We still don’t have a good understanding of the root cause of the problem, but we suspect that the problem might be caused by the hipSYCL caching behavior, where it submits tasks to the GPU in bursts, with is handled poorly by the AMD HSA runtime sometimes. Setting HIPSYCL_RT_MAX_CACHED_NODES=0 will force immediate submission avoiding this potential problem. With the latest hipSYCL, is almost always improves performance too, but mostly for small systems.

I don’t think there were many performance-related changes since then. They added a new backend (OpenCL) and a new programming model (C++ Standard Parallelism / stdpar), which are significant changes, but neither is used by GROMACS.


Speaking of Intel A770: one can get slightly better performance when using Double-batched FFT library instead of MKL. For A770, double-batched FFT should be compiled with -DCMAKE_CXX_COMPILER=icpx -DCMAKE_BUILD_TYPE=Release -DBUILD_SHARED_LIBS=YES -DNO_DOUBLE_PRECISION=ON, then the GROMACS should be told to use it.

In my tests, the speed-up is around ~10% on STMV when using oneAPI 2023.2 (same as yours), so nothing dramatic. Just FYI.

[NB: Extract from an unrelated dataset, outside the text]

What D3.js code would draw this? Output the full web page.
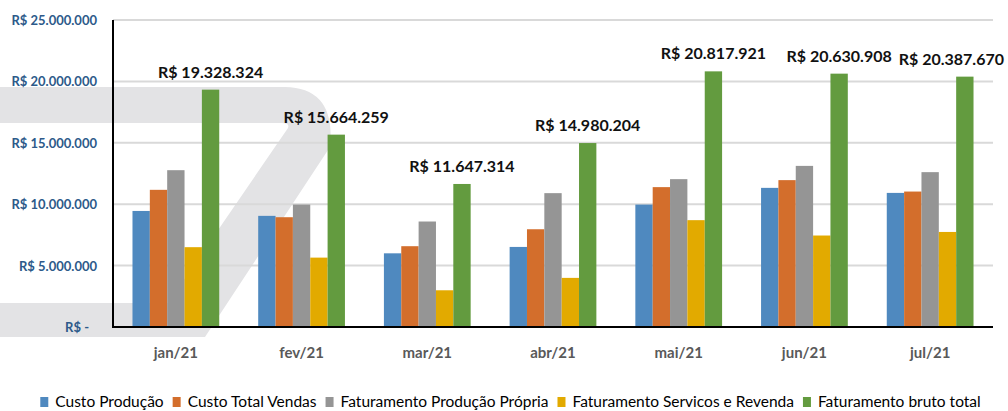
<!DOCTYPE html>
<html><head><meta charset="utf-8">
<script src="https://cdn.jsdelivr.net/npm/d3@7"></script>
<style>
html,body{margin:0;padding:0;background:#fff;}
svg{display:block;font-family:Lato,"Open Sans",sans-serif;}
</style></head>
<body>
<svg id="chart" width="1008" height="411"></svg>
<script>
const categories = ["jan/21","fev/21","mar/21","abr/21","mai/21","jun/21","jul/21"];
const seriesNames = ["Custo Produção","Custo Total Vendas","Faturamento Produção Própria","Faturamento Servicos e Revenda","Faturamento bruto total"];
const custoProducao = [9450000, 9050000, 6000000, 6520000, 9970000, 11330000, 10920000];
const custoTotalVendas = [11170000, 8940000, 6580000, 7960000, 11390000, 11960000, 11030000];
const fatProducaoPropria = [12770000, 9970000, 8590000, 10900000, 12040000, 13120000, 12610000];
const fatServicosRevenda = [6500000, 5650000, 2990000, 4000000, 8700000, 7450000, 7740000];
const fatBrutoTotal = [19328324, 15664259, 11647314, 14980204, 20817921, 20630908, 20387670];
const yTicks = [0, 5000000, 10000000, 15000000, 20000000, 25000000];
const yTickLabels = ["R$ -","R$ 5.000.000","R$ 10.000.000","R$ 15.000.000","R$ 20.000.000","R$ 25.000.000"];
const colors = ["#4f89bf","#d36e2c","#959595","#e2aa00","#639b3f"];

const series = [custoProducao, custoTotalVendas, fatProducaoPropria, fatServicosRevenda, fatBrutoTotal];
const svg = d3.select("#chart");
const W = 1008, H = 411;
const m = {left:113, right:15, top:20, bottom:84};
const pw = W - m.left - m.right, ph = H - m.top - m.bottom;

// background watermark
svg.append("path")
  .attr("d","M0,87 L285,87 Q336,88 330,147 L205,337 L0,337 L0,303 L168,303 L288,128 Q290,123 282,123 L0,123 Z")
  .attr("fill","#e3e3e5");

const g = svg.append("g").attr("transform",`translate(${m.left},${m.top})`);

const x0 = d3.scaleBand().domain(categories).range([0,pw]).paddingInner(0.31).paddingOuter(0.155);
const x1 = d3.scaleBand().domain(d3.range(series.length)).range([0,x0.bandwidth()]);
const y = d3.scaleLinear().domain([0,25000000]).range([ph,0]);

// gridlines
g.append("g").selectAll("line").data(yTicks.filter(v=>v>0)).join("line")
  .attr("x1",0).attr("x2",pw).attr("y1",d=>y(d)).attr("y2",d=>y(d))
  .attr("stroke","#d9d9d9").attr("stroke-width",2);

// bars
const groups = g.append("g").selectAll("g").data(categories).join("g")
  .attr("transform",d=>`translate(${x0(d)},0)`);
groups.selectAll("rect").data((c,i)=>series.map((s,k)=>({k, v:s[i]}))).join("rect")
  .attr("x",d=>x1(d.k)).attr("width",x1.bandwidth())
  .attr("y",d=>y(d.v)).attr("height",d=>ph-y(d.v))
  .attr("fill",d=>colors[d.k]);

// axes
const yAxis = d3.axisLeft(y).tickValues(yTicks).tickSize(0).tickFormat((d,i)=>yTickLabels[i]);
const ya = g.append("g").call(yAxis);
ya.select(".domain").remove();
ya.selectAll("text").attr("x",-16).attr("dy","0.35em")
  .attr("font-family","Lato").attr("font-weight","bold").attr("font-size",13).attr("fill","#2d5a8a")
  .attr("dx",(d)=>d===0?-8:0);

g.append("line").attr("x1",0).attr("x2",0).attr("y1",0).attr("y2",ph).attr("stroke","#000").attr("stroke-width",2);
g.append("line").attr("x1",-1).attr("x2",pw).attr("y1",ph).attr("y2",ph).attr("stroke","#000").attr("stroke-width",2);

const xAxis = d3.axisBottom(x0).tickSize(0);
const xa = g.append("g").attr("transform",`translate(0,${ph})`).call(xAxis);
xa.select(".domain").remove();
xa.selectAll("text").attr("y",0).attr("dy",30.5)
  .attr("font-family","Lato").attr("font-weight","bold").attr("font-size",15).attr("fill","#595959");

// data labels for total
const fmt = v => "R$ " + d3.format(",")(v).replace(/,/g,".");
const lbl = g.append("g").selectAll("text").data(categories).join("text")
  .attr("y",(c,i)=>y(fatBrutoTotal[i])-12)
  .attr("text-anchor","middle")
  .attr("font-family","Lato").attr("font-weight","bold").attr("font-size",16).attr("fill","#111")
  .text((c,i)=>fmt(fatBrutoTotal[i]));
lbl.each(function(c){
  const w = this.getComputedTextLength();
  let cx = x0(c) + x1(4) + x1.bandwidth()/2;
  const maxRight = W - m.left - 4;
  if (cx + w/2 > maxRight) cx = maxRight - w/2;
  d3.select(this).attr("x",cx);
});

// legend
const leg = svg.append("g");
const items = leg.selectAll("g").data(seriesNames).join("g");
items.append("rect").attr("width",8).attr("height",10).attr("y",397).attr("fill",(d,i)=>colors[i]);
items.append("text").attr("x",15).attr("y",407).text(d=>d)
  .attr("font-family","Lato").attr("font-size",15.5).attr("fill","#000");
let widths = [];
items.each(function(){ widths.push(d3.select(this).select("text").node().getComputedTextLength()); });
const gap = 9;
const total = d3.sum(widths) + widths.length*15 + (widths.length-1)*gap;
let cur = (33+988)/2 - total/2;
items.each(function(d,i){ d3.select(this).attr("transform",`translate(${cur},0)`); cur += 15 + widths[i] + gap; });
</script>
</body></html>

@al42and Thank you very much for your explanation and suggestions! I will try these methods you mentioned in the near future. Most of those hardwares I tested were not my own, so I had to borrow them again, but that shouldn’t take too much time.

BTW, do you have any benchmarks of GROMACS 2023 on AMD Instinct GPU series or Intel Data Center GPU MAX series? These GPUs lack public benchmarks, and I can’t get them. The purpose of focusing on these expensive GPUs is to compare them with cheap consumer GPUs, even including consumer GPU-based high performance clusters that I will try in the future.

We plan to publish some AMD MI250X data soon (think a month, not days).

Intel Data Center Max / PVC are more complicated due to Dev Cloud terms of service (and its current configuration).

There is some early published data:

Note that this is quite early data with relatively old ROCm (5.3) and hipSYCL (0.9.4), so the performance improvements you have already seen will come soon to these HPC systems too.

Can we expect improvements with AMD in 2024 release or Nvidia is still the only practical option?